Doug Henwood dhenwood at panix.com
Sun Jan 24 10:51:16 PST 2010


On Jan 24, 2010, at 1:12 PM, James Heartfield wrote:


> http://www.newgeography.com/content/001364-the-war-against-suburbia


> In addition, the president’s stimulus—with its $8 billion allocation
> for high-speed rail and proposed giant increases in mass transit—
> offers little to anyone who lives outside a handful of large
> metropolitan cores. Economics writer Robert Samuelson, among others,
> has denounced the high-speed rail idea as “a boondoggle” not well-
> suited to a huge, multi-centered country like the United States.
> Green job schemes also seem more suited to boost employment for
> university researchers and inner-city residents than middle-income
> suburbanites.
> Suburbanites may not yet be conscious of the anti-suburban stance of
> the Obama team, but perhaps they can read the body language.
> Administration officials have also started handing out $300 million
> stimulus-funded grants to cities that follow “smart growth
> principles.” Grants for cities to adopt “sustainability” oriented
> development will reward those communities with the proper planning
> orientation.
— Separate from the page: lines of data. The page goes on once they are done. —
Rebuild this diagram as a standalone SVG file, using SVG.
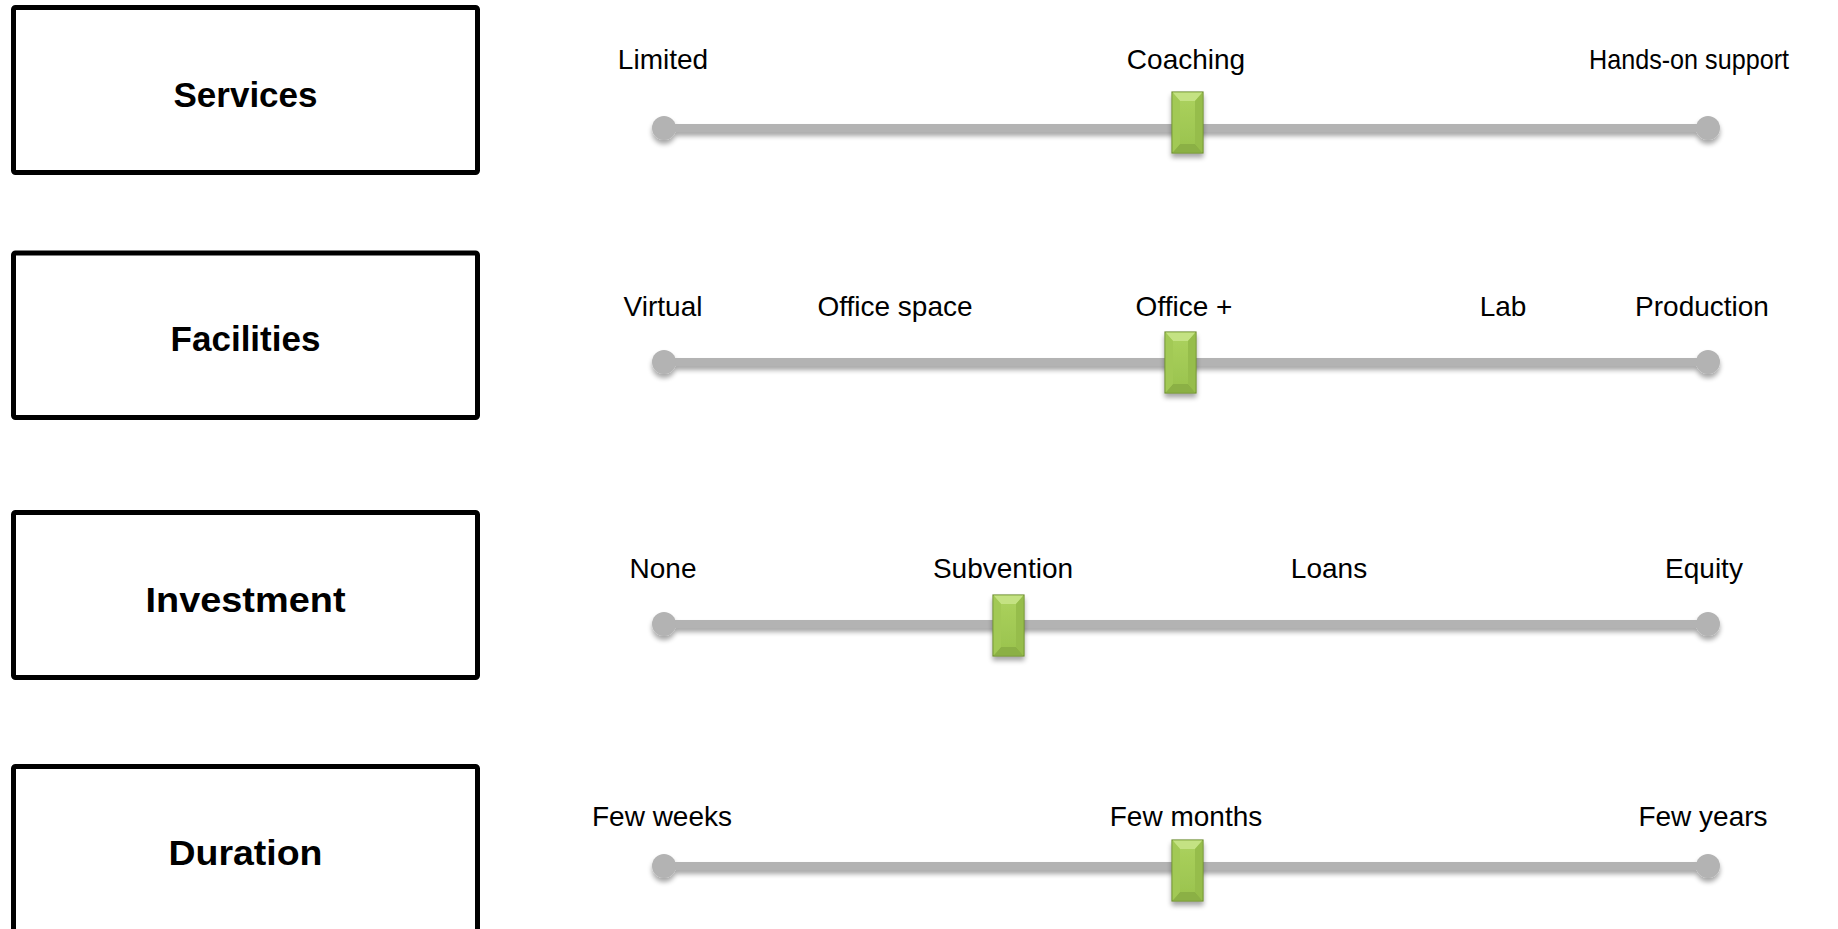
<svg xmlns="http://www.w3.org/2000/svg" xmlns:xlink="http://www.w3.org/1999/xlink" width="1838" height="929" viewBox="0 0 1838 929">
<style>
.box{fill:#fff;stroke:#000;stroke-width:5}
.title{font-family:"Liberation Sans",Arial,sans-serif;font-weight:bold;font-size:35px;fill:#000;text-anchor:middle}
.lbl{font-family:"Liberation Sans",Arial,sans-serif;font-size:28px;fill:#000;text-anchor:middle}
.track{stroke:#b3b3b3;stroke-width:8;fill:none}
.end{fill:#b3b3b3}
</style>
<defs>
<filter id="sh" x="-20%" y="-50%" width="140%" height="250%">
<feGaussianBlur in="SourceAlpha" stdDeviation="2.5"/>
<feOffset dx="0" dy="4" result="b"/>
<feComponentTransfer><feFuncA type="linear" slope="0.35"/></feComponentTransfer>
<feMerge><feMergeNode/><feMergeNode in="SourceGraphic"/></feMerge>
</filter>
<linearGradient id="face" x1="0" y1="0" x2="0" y2="1">
<stop offset="0" stop-color="#acd25e"/>
<stop offset="1" stop-color="#99c24d"/>
</linearGradient>
<g id="knob">
<rect x="0" y="0" width="31" height="61" fill="url(#face)" stroke="#6f8f30" stroke-width="1.2"/>
<polygon points="0.6,0.6 30.4,0.6 23,9 8,9" fill="#c4e283"/>
<polygon points="0.6,60.4 30.4,60.4 23,52 8,52" fill="#8bb044"/>
<polygon points="0.6,0.6 8,9 8,52 0.6,60.4" fill="#a2c955"/>
<polygon points="30.4,0.6 23,9 23,52 30.4,60.4" fill="#96bd4b"/>
</g>
<g id="track">
<line class="track" x1="664" y1="0" x2="1708" y2="0"/>
<circle class="end" cx="664" cy="0" r="12"/>
<circle class="end" cx="1708" cy="0" r="12"/>
</g>
</defs>

<g id="services">
<rect class="box" x="13.5" y="7.5" width="464" height="165" rx="2"/>
<text class="title" x="245.5" y="107">Services</text>
</g>
<g id="facilities">
<rect class="box" x="13.5" y="253" width="464" height="164.5" rx="2"/>
<text class="title" x="245.5" y="350.5">Facilities</text>
</g>
<g id="investment">
<rect class="box" x="13.5" y="512.5" width="464" height="165" rx="2"/>
<text class="title" x="245.5" y="611.5" textLength="200" lengthAdjust="spacingAndGlyphs">Investment</text>
</g>
<g id="duration">
<rect class="box" x="13.5" y="766.5" width="464" height="165" rx="2"/>
<text class="title" x="245.5" y="865" textLength="154" lengthAdjust="spacingAndGlyphs">Duration</text>
</g>

<g id="services-scale">
<use xlink:href="#track" y="128" filter="url(#sh)"/>
<use xlink:href="#knob" x="1172" y="92" filter="url(#sh)"/>
<text class="lbl" x="663" y="69">Limited</text>
<text class="lbl" x="1186" y="69">Coaching</text>
<text class="lbl" x="1689" y="69" textLength="200" lengthAdjust="spacingAndGlyphs">Hands-on support</text>
</g>
<g id="facilities-scale">
<use xlink:href="#track" y="362" filter="url(#sh)"/>
<use xlink:href="#knob" x="1165" y="332" filter="url(#sh)"/>
<text class="lbl" x="663" y="316">Virtual</text>
<text class="lbl" x="895" y="316">Office space</text>
<text class="lbl" x="1184" y="316">Office +</text>
<text class="lbl" x="1503" y="316">Lab</text>
<text class="lbl" x="1702" y="316">Production</text>
</g>
<g id="investment-scale">
<use xlink:href="#track" y="624" filter="url(#sh)"/>
<use xlink:href="#knob" x="993" y="595" filter="url(#sh)"/>
<text class="lbl" x="663" y="578">None</text>
<text class="lbl" x="1003" y="578">Subvention</text>
<text class="lbl" x="1329" y="578">Loans</text>
<text class="lbl" x="1704" y="578">Equity</text>
</g>
<g id="duration-scale">
<use xlink:href="#track" y="866" filter="url(#sh)"/>
<use xlink:href="#knob" x="1172" y="840" filter="url(#sh)"/>
<text class="lbl" x="662" y="826">Few weeks</text>
<text class="lbl" x="1186" y="826">Few months</text>
<text class="lbl" x="1703" y="826">Few years</text>
</g>
</svg>
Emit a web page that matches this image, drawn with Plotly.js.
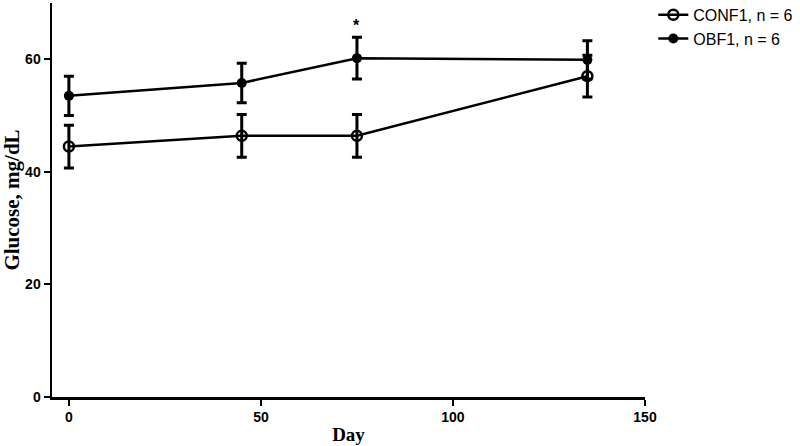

There is precious little that will benefit
> suburbanites, such as improved roads or investment in other basic
> infrastructure.
>
This is absolute horseshit. $8 billion is 1% of a $787 billion bill. The alternative energy research budget was ransacked to pay for the ridiculous cash-for-clunkers program, which isn't much of an urban bias. $28 billion went to highway and related projects. Green jobs programs hardly have an urban skew - manufacturing doesn't happen in cities very often, and weatherization subsidies are mostly being used by single-family houses.

Measured as a share of personal income, the biggest chunks of StimPak spending are going to Alaska, North Dakota, Montana, South Carolina, Idaho, New Mexico, South Dakota, Vermont, and Washington. Real urban, eh? And who's at the bottom? New Jersey (the most densely populated state in the U.S.), Connecticut, Pennsylvania, New York, California - pretty urban states, most of them.

I know that this sort of thing fits your prejudices, but try to find something better argued than a hack like Kotkin.